Physikalische Spitzenforschung gehört trotz eindrucksvoller deutscher Tradition leider nicht zu den in der Öffentlichkeit sonderlich beachteten Themen. Dennoch blieben die besonderen Leistungen und Fähigkeiten der Wissenschaftlerin, die Atomphysik mit Astrophysik verbindet, über den Kreis der international vernetzten Fachwelt hinaus keineswegs unbeachtet. 2019 wurde sie vom Wirtschaftsmagazin Capital unter die „Junge Elite – die Top 40 unter 40“ im Bereich Wissenschaft und Gesellschaft gewählt. Eine überaus bemerkenswerte Ehrung, wenn man bedenkt, wie viele Spitzentalente es bundesweit gibt. Die Auszeichnung galt nicht nur ihren wissenschaftlichen Beiträgen zur Astroteilchenphysik, sondern auch ihren besonderen Leistungen in der Wissenschaftskommunikation.
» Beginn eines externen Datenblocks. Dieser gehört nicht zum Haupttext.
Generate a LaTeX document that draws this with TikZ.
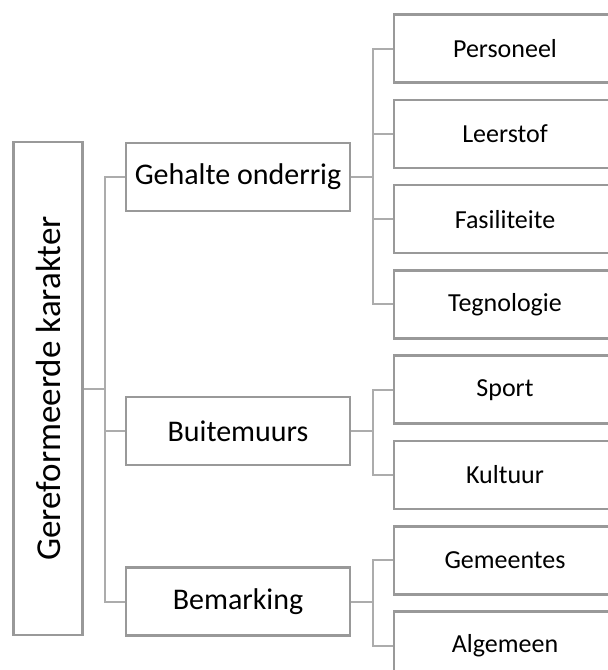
\documentclass[tikz,border=0pt]{standalone}
\usepackage{fontspec}
\setmainfont{Carlito}
\usepackage{tikz}
\usetikzlibrary{positioning}

\begin{document}
\begin{tikzpicture}[
  x=1pt, y=-1pt,
  node distance=14.7pt,
  rootbox/.style={draw=gray!80,line width=2.6pt,minimum width=69pt,minimum height=493pt,inner sep=0pt},
  midbox/.style={draw=gray!80,line width=2.6pt,minimum width=224pt,minimum height=68pt,inner sep=0pt,font=\fontsize{30}{32}\selectfont},
  leafbox/.style={draw=gray!80,line width=2.6pt,minimum width=222pt,minimum height=68pt,inner sep=0pt,font=\fontsize{26}{28}\selectfont},
  link/.style={draw=gray!65,line width=2pt}]
\useasboundingbox (0,0) rectangle (608,670);

\node[rootbox] (root) at (48,388.5) {};
\node[rotate=90,font=\fontsize{35}{37}\selectfont] (roottext) at (root.center) {Gereformeerde karakter};

\node[midbox] (gehalte) at (238,177) {Gehalte onderrig};
\node[midbox] (buite) at (238,431) {Buitemuurs};
\node[midbox] (bemark) at (238,601.5) {Bemarking};

\node[leafbox] (pers) at (505,48.5) {Personeel};
\node[leafbox, below=of pers] (leer) {Leerstof};
\node[leafbox, below=of leer] (fasil) {Fasiliteite};
\node[leafbox, below=of fasil] (tegn) {Tegnologie};
\node[leafbox, below=of tegn] (sport) {Sport};
\node[leafbox, below=of sport] (kult) {Kultuur};
\node[leafbox, below=of kult] (gemeen) {Gemeentes};
\node[leafbox, below=of gemeen] (algem) {Algemeen};

% root to middle level
\path[link]
  (root.east) -- ++(21,0) |- (gehalte.west)
  (root.east) -- ++(21,0) |- (buite.west)
  (root.east) -- ++(21,0) |- (bemark.west);

% middle level to leaves
\path[link]
  (gehalte.east) -- ++(22,0) |- (pers.west)
  (gehalte.east) -- ++(22,0) |- (leer.west)
  (gehalte.east) -- ++(22,0) |- (fasil.west)
  (gehalte.east) -- ++(22,0) |- (tegn.west)
  (buite.east) -- ++(22,0) |- (sport.west)
  (buite.east) -- ++(22,0) |- (kult.west)
  (bemark.east) -- ++(22,0) |- (gemeen.west)
  (bemark.east) -- ++(22,0) |- (algem.west);

\end{tikzpicture}
\end{document}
Sei es bei ihren zahlreichen Vorträgen oder Online-Auftritten, sei es bei Laborführungen vor Ort oder virtuellen Touren: Auf ansprechende und kreative Weise präsentiert sie ihren spannenden und hoch aktuellen Forschungsbereich. Besonders am Herzen liegt ihr, jungen Menschen und besonders auch Frauen, die in den naturwissenschaftlich-technischen Fächern unterrepräsentiert sind, die Faszination der Astroteilchenphysik zu vermitteln. So, wie sie selbst vom Lebenswerk großartiger Physikerinnen wie Lise Meitner (1878-1968) inspiriert und motiviert wurde, so kann inzwischen auch ihre eigene Biografie inspirierend wirken.

Seit einigen Jahren ist Kathrin Valerius mit einem Physiker verheiratet, den sie einst zu Beginn ihres Studiums kennenlernte. Er gehörte zu den ersten der vielen Gratulanten, als sie 2020 Professorin für Astroteilchenphysik am KIT wurde.